_MATERIAL FOR THE TASK_
========================
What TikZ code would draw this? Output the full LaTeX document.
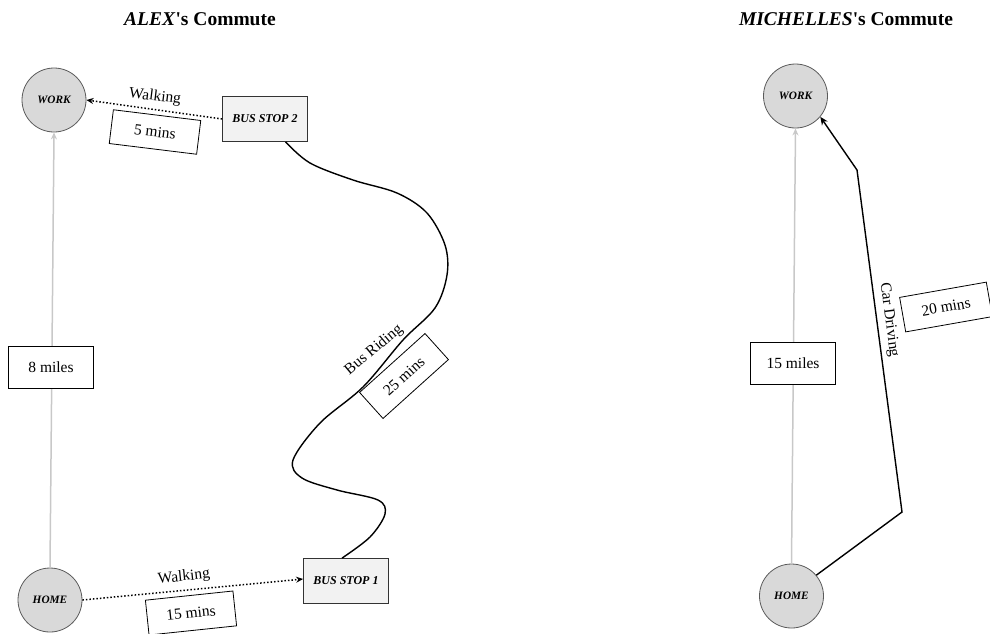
========================
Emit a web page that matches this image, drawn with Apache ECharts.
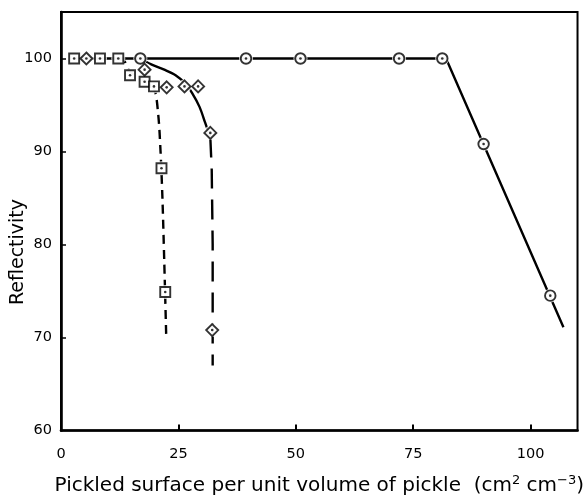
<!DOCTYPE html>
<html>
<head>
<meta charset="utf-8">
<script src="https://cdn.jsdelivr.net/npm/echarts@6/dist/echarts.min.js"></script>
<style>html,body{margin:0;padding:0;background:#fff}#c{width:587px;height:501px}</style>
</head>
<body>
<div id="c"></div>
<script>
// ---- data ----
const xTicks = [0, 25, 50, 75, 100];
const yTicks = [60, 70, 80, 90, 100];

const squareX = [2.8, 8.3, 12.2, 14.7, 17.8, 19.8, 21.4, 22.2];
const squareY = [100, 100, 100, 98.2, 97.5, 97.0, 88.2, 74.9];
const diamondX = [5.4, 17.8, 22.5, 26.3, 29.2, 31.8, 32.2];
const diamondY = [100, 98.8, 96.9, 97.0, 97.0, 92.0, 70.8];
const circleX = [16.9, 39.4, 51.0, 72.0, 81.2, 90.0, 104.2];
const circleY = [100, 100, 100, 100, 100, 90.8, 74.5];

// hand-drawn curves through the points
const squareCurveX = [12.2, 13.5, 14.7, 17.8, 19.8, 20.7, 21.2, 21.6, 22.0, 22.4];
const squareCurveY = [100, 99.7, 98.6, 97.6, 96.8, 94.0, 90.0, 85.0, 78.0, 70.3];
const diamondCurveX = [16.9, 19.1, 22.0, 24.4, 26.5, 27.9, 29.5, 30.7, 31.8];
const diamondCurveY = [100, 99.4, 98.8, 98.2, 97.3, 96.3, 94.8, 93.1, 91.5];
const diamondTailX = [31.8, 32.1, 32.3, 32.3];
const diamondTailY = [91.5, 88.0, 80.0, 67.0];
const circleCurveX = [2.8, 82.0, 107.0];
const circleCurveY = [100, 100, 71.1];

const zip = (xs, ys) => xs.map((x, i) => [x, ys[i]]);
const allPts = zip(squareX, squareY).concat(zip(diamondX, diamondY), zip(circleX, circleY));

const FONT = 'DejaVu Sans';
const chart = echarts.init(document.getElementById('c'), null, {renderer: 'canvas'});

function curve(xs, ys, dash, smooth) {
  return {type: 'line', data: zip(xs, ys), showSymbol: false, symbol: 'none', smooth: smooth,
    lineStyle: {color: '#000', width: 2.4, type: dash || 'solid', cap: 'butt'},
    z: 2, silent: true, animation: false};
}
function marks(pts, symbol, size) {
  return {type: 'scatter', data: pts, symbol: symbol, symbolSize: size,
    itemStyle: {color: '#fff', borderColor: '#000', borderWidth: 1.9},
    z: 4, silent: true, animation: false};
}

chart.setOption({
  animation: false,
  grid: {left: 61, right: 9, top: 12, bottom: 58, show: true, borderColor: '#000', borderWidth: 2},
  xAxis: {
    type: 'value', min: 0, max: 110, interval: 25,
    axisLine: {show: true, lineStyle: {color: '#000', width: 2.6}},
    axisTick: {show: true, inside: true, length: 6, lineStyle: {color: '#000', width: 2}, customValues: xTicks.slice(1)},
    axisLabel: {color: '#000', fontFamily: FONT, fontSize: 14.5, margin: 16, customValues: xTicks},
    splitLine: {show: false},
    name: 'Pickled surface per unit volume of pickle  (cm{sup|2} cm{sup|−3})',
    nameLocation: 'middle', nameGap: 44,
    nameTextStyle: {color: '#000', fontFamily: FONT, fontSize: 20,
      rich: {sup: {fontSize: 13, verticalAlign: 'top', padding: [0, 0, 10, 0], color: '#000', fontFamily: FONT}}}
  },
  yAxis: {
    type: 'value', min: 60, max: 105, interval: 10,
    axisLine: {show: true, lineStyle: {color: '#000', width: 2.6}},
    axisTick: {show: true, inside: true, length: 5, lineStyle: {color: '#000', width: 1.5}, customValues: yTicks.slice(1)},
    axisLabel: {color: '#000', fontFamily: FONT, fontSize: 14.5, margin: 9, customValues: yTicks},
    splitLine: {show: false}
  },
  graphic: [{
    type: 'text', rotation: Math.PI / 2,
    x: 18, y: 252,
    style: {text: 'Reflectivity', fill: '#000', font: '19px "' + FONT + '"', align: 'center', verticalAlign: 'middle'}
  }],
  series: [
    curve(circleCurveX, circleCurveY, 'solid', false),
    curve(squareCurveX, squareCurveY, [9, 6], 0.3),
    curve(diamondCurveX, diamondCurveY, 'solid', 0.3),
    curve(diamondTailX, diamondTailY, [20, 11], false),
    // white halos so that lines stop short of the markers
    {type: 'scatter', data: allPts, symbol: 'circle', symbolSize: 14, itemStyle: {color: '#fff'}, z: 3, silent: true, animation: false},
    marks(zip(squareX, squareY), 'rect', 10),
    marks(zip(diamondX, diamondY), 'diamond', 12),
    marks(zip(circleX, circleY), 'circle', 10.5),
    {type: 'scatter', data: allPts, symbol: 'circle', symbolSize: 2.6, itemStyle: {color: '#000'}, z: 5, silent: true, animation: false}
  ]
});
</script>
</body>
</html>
========================
Check each line above for the word "that" and say how many have it, with nothing else.

2